Task statement:
Write out each line of the listing as it stands, without the images.

====== Source data

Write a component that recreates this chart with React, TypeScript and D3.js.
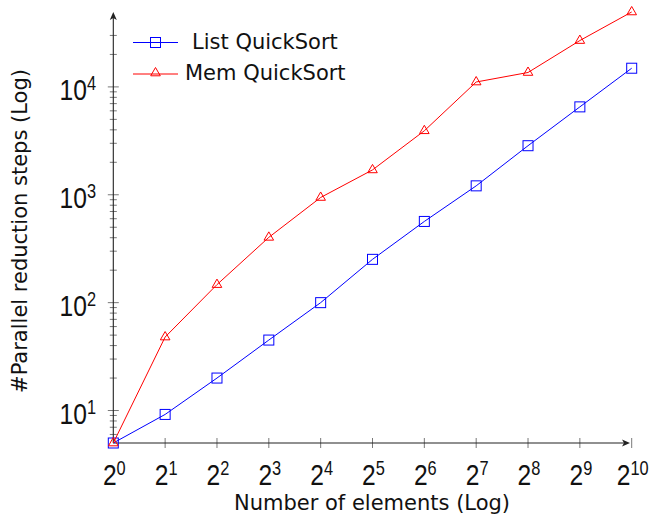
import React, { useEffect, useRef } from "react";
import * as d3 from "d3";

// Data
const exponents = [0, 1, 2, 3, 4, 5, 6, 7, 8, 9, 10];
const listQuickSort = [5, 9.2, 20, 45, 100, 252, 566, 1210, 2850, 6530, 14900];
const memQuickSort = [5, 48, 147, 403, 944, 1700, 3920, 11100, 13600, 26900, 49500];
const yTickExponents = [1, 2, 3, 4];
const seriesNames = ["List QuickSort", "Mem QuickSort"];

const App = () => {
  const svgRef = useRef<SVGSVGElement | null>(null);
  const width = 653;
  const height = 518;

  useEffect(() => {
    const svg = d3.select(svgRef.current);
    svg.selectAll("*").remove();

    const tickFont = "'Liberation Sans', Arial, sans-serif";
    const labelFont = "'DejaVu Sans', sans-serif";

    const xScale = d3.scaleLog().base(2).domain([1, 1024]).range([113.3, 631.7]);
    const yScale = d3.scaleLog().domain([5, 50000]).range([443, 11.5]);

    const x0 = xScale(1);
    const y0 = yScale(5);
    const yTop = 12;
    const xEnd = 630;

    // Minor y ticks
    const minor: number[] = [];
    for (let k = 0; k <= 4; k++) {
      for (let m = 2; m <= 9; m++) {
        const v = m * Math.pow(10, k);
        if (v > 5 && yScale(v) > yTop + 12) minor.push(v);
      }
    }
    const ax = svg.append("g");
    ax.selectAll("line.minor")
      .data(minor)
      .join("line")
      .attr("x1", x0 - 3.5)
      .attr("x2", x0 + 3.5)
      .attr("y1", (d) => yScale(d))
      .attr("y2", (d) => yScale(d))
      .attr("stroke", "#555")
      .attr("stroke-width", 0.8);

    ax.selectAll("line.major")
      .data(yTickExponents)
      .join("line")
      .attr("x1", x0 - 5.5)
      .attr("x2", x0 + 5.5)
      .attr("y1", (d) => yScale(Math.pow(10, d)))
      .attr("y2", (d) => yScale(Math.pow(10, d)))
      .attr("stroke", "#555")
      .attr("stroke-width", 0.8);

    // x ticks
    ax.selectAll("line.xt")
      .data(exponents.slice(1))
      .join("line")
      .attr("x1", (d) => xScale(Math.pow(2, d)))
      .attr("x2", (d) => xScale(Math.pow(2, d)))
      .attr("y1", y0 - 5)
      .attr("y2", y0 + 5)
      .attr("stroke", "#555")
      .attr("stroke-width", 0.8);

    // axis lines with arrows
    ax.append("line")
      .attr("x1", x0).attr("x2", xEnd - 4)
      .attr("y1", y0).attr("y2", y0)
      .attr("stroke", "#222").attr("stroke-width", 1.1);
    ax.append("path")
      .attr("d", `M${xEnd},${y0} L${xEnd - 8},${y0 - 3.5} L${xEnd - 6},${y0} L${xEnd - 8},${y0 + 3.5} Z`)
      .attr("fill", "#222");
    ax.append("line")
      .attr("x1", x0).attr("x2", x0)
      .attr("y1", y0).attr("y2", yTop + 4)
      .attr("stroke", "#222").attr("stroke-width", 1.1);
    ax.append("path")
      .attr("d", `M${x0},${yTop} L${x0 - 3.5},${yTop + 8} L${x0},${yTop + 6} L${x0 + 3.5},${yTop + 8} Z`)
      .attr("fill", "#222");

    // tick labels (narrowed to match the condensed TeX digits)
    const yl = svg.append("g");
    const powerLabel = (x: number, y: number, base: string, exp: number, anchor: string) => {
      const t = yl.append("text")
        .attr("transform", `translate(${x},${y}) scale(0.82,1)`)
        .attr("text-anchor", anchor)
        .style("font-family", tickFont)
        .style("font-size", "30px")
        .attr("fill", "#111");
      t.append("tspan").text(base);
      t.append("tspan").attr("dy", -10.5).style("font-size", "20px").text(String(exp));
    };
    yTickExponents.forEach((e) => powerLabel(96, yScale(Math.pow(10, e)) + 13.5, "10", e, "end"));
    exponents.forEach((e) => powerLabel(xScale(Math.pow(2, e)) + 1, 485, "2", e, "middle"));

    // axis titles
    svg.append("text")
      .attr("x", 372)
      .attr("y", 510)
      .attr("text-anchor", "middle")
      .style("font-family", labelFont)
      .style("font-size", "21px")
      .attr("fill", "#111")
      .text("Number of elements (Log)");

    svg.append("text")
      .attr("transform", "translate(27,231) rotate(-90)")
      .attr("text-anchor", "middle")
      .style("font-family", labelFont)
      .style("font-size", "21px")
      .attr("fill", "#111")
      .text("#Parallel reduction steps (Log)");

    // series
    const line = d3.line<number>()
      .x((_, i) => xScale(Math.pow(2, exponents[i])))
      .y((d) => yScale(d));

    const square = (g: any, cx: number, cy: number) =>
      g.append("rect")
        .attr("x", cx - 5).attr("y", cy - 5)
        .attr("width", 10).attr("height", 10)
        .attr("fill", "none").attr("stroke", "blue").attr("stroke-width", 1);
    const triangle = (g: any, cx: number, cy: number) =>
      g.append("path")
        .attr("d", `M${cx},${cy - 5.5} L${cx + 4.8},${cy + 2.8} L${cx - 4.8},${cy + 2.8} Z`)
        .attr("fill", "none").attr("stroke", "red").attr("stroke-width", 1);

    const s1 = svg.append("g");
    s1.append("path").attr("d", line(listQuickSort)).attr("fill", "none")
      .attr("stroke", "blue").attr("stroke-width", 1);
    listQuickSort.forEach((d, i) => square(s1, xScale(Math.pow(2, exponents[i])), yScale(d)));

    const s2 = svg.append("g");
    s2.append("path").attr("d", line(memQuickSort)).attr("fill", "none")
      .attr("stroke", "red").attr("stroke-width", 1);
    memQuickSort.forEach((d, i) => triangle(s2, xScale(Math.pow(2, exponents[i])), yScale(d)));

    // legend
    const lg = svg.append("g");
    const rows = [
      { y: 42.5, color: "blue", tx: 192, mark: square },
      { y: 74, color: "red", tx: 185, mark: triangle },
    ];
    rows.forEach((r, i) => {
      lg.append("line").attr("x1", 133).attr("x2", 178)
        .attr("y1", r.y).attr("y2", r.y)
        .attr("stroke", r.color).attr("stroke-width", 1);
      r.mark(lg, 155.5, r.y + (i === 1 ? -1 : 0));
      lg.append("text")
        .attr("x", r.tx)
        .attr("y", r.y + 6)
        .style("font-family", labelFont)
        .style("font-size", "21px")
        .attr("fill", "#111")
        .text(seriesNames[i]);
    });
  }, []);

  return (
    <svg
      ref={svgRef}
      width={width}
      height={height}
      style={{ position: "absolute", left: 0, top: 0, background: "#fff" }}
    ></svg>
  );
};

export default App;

============

Finished answer:
Write a component that recreates this chart with React, TypeScript and D3.js.
import React, { useEffect, useRef } from "react";
import * as d3 from "d3";

// Data
const exponents = [0, 1, 2, 3, 4, 5, 6, 7, 8, 9, 10];
const listQuickSort = [5, 9.2, 20, 45, 100, 252, 566, 1210, 2850, 6530, 14900];
const memQuickSort = [5, 48, 147, 403, 944, 1700, 3920, 11100, 13600, 26900, 49500];
const yTickExponents = [1, 2, 3, 4];
const seriesNames = ["List QuickSort", "Mem QuickSort"];

const App = () => {
  const svgRef = useRef<SVGSVGElement | null>(null);
  const width = 653;
  const height = 518;

  useEffect(() => {
    const svg = d3.select(svgRef.current);
    svg.selectAll("*").remove();

    const tickFont = "'Liberation Sans', Arial, sans-serif";
    const labelFont = "'DejaVu Sans', sans-serif";

    const xScale = d3.scaleLog().base(2).domain([1, 1024]).range([113.3, 631.7]);
    const yScale = d3.scaleLog().domain([5, 50000]).range([443, 11.5]);

    const x0 = xScale(1);
    const y0 = yScale(5);
    const yTop = 12;
    const xEnd = 630;

    // Minor y ticks
    const minor: number[] = [];
    for (let k = 0; k <= 4; k++) {
      for (let m = 2; m <= 9; m++) {
        const v = m * Math.pow(10, k);
        if (v > 5 && yScale(v) > yTop + 12) minor.push(v);
      }
    }
    const ax = svg.append("g");
    ax.selectAll("line.minor")
      .data(minor)
      .join("line")
      .attr("x1", x0 - 3.5)
      .attr("x2", x0 + 3.5)
      .attr("y1", (d) => yScale(d))
      .attr("y2", (d) => yScale(d))
      .attr("stroke", "#555")
      .attr("stroke-width", 0.8);

    ax.selectAll("line.major")
      .data(yTickExponents)
      .join("line")
      .attr("x1", x0 - 5.5)
      .attr("x2", x0 + 5.5)
      .attr("y1", (d) => yScale(Math.pow(10, d)))
      .attr("y2", (d) => yScale(Math.pow(10, d)))
      .attr("stroke", "#555")
      .attr("stroke-width", 0.8);

    // x ticks
    ax.selectAll("line.xt")
      .data(exponents.slice(1))
      .join("line")
      .attr("x1", (d) => xScale(Math.pow(2, d)))
      .attr("x2", (d) => xScale(Math.pow(2, d)))
      .attr("y1", y0 - 5)
      .attr("y2", y0 + 5)
      .attr("stroke", "#555")
      .attr("stroke-width", 0.8);

    // axis lines with arrows
    ax.append("line")
      .attr("x1", x0).attr("x2", xEnd - 4)
      .attr("y1", y0).attr("y2", y0)
      .attr("stroke", "#222").attr("stroke-width", 1.1);
    ax.append("path")
      .attr("d", `M${xEnd},${y0} L${xEnd - 8},${y0 - 3.5} L${xEnd - 6},${y0} L${xEnd - 8},${y0 + 3.5} Z`)
      .attr("fill", "#222");
    ax.append("line")
      .attr("x1", x0).attr("x2", x0)
      .attr("y1", y0).attr("y2", yTop + 4)
      .attr("stroke", "#222").attr("stroke-width", 1.1);
    ax.append("path")
      .attr("d", `M${x0},${yTop} L${x0 - 3.5},${yTop + 8} L${x0},${yTop + 6} L${x0 + 3.5},${yTop + 8} Z`)
      .attr("fill", "#222");

    // tick labels (narrowed to match the condensed TeX digits)
    const yl = svg.append("g");
    const powerLabel = (x: number, y: number, base: string, exp: number, anchor: string) => {
      const t = yl.append("text")
        .attr("transform", `translate(${x},${y}) scale(0.82,1)`)
        .attr("text-anchor", anchor)
        .style("font-family", tickFont)
        .style("font-size", "30px")
        .attr("fill", "#111");
      t.append("tspan").text(base);
      t.append("tspan").attr("dy", -10.5).style("font-size", "20px").text(String(exp));
    };
    yTickExponents.forEach((e) => powerLabel(96, yScale(Math.pow(10, e)) + 13.5, "10", e, "end"));
    exponents.forEach((e) => powerLabel(xScale(Math.pow(2, e)) + 1, 485, "2", e, "middle"));

    // axis titles
    svg.append("text")
      .attr("x", 372)
      .attr("y", 510)
      .attr("text-anchor", "middle")
      .style("font-family", labelFont)
      .style("font-size", "21px")
      .attr("fill", "#111")
      .text("Number of elements (Log)");

    svg.append("text")
      .attr("transform", "translate(27,231) rotate(-90)")
      .attr("text-anchor", "middle")
      .style("font-family", labelFont)
      .style("font-size", "21px")
      .attr("fill", "#111")
      .text("#Parallel reduction steps (Log)");

    // series
    const line = d3.line<number>()
      .x((_, i) => xScale(Math.pow(2, exponents[i])))
      .y((d) => yScale(d));

    const square = (g: any, cx: number, cy: number) =>
      g.append("rect")
        .attr("x", cx - 5).attr("y", cy - 5)
        .attr("width", 10).attr("height", 10)
        .attr("fill", "none").attr("stroke", "blue").attr("stroke-width", 1);
    const triangle = (g: any, cx: number, cy: number) =>
      g.append("path")
        .attr("d", `M${cx},${cy - 5.5} L${cx + 4.8},${cy + 2.8} L${cx - 4.8},${cy + 2.8} Z`)
        .attr("fill", "none").attr("stroke", "red").attr("stroke-width", 1);

    const s1 = svg.append("g");
    s1.append("path").attr("d", line(listQuickSort)).attr("fill", "none")
      .attr("stroke", "blue").attr("stroke-width", 1);
    listQuickSort.forEach((d, i) => square(s1, xScale(Math.pow(2, exponents[i])), yScale(d)));

    const s2 = svg.append("g");
    s2.append("path").attr("d", line(memQuickSort)).attr("fill", "none")
      .attr("stroke", "red").attr("stroke-width", 1);
    memQuickSort.forEach((d, i) => triangle(s2, xScale(Math.pow(2, exponents[i])), yScale(d)));

    // legend
    const lg = svg.append("g");
    const rows = [
      { y: 42.5, color: "blue", tx: 192, mark: square },
      { y: 74, color: "red", tx: 185, mark: triangle },
    ];
    rows.forEach((r, i) => {
      lg.append("line").attr("x1", 133).attr("x2", 178)
        .attr("y1", r.y).attr("y2", r.y)
        .attr("stroke", r.color).attr("stroke-width", 1);
      r.mark(lg, 155.5, r.y + (i === 1 ? -1 : 0));
      lg.append("text")
        .attr("x", r.tx)
        .attr("y", r.y + 6)
        .style("font-family", labelFont)
        .style("font-size", "21px")
        .attr("fill", "#111")
        .text(seriesNames[i]);
    });
  }, []);

  return (
    <svg
      ref={svgRef}
      width={width}
      height={height}
      style={{ position: "absolute", left: 0, top: 0, background: "#fff" }}
    ></svg>
  );
};

export default App;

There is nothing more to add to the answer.